------ Stored rows

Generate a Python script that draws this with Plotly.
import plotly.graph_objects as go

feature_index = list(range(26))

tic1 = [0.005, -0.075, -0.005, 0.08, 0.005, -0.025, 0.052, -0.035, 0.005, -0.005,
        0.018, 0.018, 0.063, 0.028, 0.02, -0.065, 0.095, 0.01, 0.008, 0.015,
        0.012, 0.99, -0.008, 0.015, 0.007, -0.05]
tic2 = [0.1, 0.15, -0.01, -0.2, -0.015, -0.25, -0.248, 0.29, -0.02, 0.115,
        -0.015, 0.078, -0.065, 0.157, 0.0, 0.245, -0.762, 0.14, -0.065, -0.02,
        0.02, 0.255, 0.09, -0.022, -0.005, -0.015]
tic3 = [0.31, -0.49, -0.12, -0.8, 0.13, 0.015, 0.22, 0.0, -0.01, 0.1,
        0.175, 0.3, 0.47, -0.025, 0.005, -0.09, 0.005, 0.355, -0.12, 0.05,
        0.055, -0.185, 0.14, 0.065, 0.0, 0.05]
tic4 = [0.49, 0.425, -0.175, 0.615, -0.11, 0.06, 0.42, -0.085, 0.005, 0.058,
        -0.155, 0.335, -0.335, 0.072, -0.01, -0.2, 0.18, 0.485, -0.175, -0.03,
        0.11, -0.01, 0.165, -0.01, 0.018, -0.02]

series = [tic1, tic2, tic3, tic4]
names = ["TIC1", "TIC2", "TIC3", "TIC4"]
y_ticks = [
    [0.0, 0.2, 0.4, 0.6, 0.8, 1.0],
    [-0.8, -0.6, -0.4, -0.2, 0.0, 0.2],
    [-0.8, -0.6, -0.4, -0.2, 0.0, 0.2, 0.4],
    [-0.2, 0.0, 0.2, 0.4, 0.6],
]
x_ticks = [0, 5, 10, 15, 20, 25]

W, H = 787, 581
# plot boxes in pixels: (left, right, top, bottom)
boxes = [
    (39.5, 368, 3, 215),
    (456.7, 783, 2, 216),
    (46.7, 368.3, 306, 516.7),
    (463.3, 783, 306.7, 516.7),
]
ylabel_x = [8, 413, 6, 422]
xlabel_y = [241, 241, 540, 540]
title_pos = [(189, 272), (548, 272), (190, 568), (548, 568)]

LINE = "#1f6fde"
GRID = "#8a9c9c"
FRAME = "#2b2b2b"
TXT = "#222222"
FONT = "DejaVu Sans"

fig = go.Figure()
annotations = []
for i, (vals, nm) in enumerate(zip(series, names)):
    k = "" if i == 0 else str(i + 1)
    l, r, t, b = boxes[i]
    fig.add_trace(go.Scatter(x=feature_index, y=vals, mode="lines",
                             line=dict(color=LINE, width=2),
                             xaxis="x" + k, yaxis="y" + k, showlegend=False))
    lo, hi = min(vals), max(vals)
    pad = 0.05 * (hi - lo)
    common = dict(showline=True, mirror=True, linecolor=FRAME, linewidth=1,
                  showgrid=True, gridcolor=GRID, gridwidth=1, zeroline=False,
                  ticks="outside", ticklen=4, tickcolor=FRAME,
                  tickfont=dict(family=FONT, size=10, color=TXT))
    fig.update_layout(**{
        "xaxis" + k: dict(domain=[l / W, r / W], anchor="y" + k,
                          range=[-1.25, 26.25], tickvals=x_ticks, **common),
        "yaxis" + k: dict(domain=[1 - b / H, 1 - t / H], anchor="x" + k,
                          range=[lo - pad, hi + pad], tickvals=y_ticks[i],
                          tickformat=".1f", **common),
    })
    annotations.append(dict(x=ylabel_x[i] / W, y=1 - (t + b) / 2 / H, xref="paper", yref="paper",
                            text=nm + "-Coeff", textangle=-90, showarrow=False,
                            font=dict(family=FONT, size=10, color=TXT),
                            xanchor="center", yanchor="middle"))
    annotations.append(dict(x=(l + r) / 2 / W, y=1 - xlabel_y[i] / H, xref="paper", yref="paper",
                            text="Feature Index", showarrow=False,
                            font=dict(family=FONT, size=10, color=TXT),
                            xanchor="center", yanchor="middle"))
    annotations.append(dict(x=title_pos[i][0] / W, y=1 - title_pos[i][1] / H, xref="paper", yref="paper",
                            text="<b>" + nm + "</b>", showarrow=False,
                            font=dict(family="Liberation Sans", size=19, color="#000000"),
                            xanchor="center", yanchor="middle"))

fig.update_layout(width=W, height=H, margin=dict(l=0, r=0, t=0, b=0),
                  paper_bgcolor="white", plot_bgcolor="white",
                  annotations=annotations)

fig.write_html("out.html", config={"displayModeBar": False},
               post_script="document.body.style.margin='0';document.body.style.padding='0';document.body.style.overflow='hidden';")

------------
------ Stored rows

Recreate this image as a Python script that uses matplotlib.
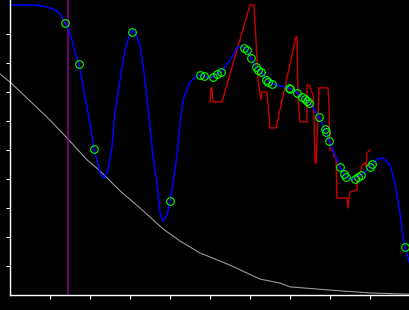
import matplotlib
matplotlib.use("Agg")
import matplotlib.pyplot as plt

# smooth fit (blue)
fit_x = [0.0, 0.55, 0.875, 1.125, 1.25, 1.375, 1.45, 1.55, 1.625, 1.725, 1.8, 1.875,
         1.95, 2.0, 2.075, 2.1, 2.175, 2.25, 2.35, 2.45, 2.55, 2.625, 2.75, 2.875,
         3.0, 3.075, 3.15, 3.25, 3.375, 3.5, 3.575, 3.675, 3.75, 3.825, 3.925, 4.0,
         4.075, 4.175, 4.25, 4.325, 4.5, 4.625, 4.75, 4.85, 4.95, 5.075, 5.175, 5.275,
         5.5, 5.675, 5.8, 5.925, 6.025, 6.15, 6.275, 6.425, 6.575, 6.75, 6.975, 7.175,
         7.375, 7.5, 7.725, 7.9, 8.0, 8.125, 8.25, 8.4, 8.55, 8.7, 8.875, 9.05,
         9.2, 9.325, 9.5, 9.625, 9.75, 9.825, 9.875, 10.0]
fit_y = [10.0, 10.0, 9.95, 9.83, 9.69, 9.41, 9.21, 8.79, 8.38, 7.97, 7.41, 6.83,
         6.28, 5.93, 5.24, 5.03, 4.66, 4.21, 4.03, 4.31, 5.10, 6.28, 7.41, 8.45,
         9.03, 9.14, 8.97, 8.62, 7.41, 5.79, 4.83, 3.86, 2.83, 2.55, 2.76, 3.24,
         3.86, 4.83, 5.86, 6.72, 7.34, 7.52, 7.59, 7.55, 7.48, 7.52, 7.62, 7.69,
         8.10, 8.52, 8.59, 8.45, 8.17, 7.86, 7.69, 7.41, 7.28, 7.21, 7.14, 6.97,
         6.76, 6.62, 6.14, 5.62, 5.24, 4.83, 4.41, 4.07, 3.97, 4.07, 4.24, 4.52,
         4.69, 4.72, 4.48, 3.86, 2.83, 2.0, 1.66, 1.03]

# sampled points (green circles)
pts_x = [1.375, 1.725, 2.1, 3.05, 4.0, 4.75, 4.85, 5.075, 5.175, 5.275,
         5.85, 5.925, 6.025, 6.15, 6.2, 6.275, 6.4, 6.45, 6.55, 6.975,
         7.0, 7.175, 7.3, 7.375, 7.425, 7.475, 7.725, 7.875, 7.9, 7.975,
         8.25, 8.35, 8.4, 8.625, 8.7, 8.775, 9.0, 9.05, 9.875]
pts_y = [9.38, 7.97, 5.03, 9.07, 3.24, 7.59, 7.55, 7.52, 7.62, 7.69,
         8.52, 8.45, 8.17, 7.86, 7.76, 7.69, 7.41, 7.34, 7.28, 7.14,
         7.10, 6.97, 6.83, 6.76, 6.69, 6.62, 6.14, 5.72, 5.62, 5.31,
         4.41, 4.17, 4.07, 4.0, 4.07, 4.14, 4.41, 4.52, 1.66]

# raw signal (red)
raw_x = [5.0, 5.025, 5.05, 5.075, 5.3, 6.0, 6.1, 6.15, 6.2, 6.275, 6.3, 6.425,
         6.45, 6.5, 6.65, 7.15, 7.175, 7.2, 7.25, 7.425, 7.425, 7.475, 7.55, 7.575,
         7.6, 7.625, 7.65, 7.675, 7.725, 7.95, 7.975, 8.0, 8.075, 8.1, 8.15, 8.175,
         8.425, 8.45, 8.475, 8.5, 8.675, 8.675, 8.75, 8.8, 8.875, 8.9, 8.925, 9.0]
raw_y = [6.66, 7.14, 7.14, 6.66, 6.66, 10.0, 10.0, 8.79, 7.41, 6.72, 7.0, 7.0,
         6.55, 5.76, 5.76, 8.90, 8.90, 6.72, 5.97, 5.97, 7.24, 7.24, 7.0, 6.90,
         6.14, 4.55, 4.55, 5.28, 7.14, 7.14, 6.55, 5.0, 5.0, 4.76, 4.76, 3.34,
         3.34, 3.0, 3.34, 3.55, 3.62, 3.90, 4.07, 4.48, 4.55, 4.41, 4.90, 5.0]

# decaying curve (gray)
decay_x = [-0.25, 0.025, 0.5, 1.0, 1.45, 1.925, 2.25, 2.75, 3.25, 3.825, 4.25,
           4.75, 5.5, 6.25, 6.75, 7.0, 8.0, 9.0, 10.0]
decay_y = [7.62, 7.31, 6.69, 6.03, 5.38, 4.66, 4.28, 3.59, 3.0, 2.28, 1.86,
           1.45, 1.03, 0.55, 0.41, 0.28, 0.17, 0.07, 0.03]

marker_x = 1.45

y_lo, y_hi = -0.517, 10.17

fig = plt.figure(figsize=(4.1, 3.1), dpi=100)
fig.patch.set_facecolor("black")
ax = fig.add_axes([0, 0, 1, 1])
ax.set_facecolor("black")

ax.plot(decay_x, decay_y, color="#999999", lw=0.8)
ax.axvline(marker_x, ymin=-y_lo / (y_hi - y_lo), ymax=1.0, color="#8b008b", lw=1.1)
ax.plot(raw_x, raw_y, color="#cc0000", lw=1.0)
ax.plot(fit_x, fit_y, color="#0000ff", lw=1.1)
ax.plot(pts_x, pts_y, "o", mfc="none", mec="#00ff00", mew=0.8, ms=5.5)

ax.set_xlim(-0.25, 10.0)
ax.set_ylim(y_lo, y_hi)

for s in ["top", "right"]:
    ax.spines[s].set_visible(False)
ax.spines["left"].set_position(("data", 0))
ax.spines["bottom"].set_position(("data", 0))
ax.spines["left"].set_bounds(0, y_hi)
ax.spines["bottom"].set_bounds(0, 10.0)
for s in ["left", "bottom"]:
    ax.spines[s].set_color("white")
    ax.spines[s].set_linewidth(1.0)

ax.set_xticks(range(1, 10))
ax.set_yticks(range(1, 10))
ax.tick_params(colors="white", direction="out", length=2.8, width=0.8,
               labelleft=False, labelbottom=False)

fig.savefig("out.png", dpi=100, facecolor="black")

------------
------ Stored rows

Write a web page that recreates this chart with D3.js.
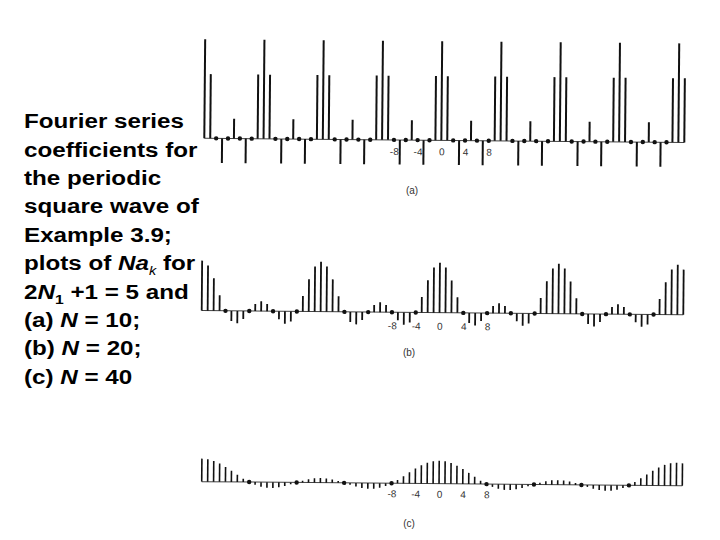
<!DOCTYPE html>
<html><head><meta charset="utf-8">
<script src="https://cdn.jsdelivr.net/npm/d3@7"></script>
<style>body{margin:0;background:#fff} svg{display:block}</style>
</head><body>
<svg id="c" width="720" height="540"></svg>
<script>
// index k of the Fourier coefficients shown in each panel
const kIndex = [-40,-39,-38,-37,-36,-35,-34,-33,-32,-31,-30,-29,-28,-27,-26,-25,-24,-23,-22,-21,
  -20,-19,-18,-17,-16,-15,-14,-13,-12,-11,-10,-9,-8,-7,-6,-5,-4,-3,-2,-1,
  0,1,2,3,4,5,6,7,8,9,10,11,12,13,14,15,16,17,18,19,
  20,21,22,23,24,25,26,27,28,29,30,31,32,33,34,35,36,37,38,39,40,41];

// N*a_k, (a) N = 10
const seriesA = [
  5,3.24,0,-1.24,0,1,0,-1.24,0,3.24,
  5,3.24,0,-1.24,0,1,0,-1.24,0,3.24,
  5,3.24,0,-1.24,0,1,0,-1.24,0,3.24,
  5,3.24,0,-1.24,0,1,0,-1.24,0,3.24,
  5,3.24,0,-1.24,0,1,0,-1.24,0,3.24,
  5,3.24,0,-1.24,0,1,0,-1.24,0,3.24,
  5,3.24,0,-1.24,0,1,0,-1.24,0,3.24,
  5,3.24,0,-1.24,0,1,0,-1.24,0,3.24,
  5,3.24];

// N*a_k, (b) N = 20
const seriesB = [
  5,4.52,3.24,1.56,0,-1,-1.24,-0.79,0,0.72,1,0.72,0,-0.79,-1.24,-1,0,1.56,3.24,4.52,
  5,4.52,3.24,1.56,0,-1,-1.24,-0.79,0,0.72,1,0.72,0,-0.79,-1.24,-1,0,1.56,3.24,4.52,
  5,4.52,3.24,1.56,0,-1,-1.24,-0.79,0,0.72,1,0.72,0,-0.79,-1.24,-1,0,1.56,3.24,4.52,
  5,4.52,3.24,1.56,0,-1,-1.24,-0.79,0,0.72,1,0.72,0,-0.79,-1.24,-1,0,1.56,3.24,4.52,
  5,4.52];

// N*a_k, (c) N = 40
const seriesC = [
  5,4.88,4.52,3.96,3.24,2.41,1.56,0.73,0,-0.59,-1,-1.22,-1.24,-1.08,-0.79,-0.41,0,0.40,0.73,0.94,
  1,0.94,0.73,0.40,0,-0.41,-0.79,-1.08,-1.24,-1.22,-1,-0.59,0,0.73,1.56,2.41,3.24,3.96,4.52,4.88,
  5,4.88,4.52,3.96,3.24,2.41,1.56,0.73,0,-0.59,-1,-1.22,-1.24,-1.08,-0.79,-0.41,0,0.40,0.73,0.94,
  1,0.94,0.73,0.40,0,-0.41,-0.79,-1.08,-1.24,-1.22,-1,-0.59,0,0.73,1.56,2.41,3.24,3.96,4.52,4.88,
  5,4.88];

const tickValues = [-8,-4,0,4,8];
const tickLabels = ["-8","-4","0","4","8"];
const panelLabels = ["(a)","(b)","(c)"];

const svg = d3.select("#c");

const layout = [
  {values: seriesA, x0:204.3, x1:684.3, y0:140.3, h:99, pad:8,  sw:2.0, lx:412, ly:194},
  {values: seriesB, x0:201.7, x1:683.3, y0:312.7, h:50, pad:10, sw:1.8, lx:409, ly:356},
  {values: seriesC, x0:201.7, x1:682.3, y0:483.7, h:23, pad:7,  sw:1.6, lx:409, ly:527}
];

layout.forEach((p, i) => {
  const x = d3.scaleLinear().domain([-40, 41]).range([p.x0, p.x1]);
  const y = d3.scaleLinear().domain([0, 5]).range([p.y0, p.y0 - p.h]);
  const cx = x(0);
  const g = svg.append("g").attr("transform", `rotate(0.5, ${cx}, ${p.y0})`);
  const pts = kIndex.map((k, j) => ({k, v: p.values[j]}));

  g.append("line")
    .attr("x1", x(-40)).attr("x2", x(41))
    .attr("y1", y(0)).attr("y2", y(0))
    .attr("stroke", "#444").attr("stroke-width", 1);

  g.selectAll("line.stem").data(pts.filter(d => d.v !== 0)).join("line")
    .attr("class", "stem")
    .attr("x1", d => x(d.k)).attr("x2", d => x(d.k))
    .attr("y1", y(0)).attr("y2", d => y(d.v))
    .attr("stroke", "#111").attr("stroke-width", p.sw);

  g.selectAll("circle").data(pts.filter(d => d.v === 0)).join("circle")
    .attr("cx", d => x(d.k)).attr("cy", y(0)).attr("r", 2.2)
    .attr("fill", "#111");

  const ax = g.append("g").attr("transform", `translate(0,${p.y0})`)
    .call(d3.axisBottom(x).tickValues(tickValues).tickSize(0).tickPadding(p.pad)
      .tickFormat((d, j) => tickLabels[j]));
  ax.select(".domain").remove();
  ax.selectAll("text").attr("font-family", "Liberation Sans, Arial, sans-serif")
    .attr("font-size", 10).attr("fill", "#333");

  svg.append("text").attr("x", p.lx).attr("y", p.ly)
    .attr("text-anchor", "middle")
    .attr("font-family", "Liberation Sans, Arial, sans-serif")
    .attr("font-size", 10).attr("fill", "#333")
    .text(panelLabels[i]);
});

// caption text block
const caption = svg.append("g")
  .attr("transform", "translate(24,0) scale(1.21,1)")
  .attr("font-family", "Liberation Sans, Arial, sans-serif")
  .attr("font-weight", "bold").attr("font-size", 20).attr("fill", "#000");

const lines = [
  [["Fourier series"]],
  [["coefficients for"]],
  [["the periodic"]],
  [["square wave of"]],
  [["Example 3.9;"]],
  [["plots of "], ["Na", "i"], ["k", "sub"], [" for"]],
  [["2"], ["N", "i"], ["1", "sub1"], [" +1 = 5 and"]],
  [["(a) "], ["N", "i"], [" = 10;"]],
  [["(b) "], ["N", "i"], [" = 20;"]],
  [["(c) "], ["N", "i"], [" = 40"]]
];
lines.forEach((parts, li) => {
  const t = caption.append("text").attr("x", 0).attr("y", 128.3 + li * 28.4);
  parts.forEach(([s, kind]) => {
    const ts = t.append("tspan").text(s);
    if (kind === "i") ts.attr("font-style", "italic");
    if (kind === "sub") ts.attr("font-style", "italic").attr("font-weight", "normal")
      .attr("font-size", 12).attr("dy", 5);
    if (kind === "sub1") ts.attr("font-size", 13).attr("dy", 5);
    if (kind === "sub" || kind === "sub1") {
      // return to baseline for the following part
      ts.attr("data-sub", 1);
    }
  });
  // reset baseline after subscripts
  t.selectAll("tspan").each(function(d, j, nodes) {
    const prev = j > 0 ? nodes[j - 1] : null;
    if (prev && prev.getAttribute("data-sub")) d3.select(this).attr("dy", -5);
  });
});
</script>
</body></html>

------------

◆ **What the exercise asks**:
Only the lines from the one bearing "Recreate this image" to the one bearing "import matplotlib.pyplot as plt", both included, should be restated word for word, with pictures left out.

◆ **Task output**:
Recreate this image as a Python script that uses matplotlib.
import matplotlib
matplotlib.use("Agg")
import matplotlib.pyplot as plt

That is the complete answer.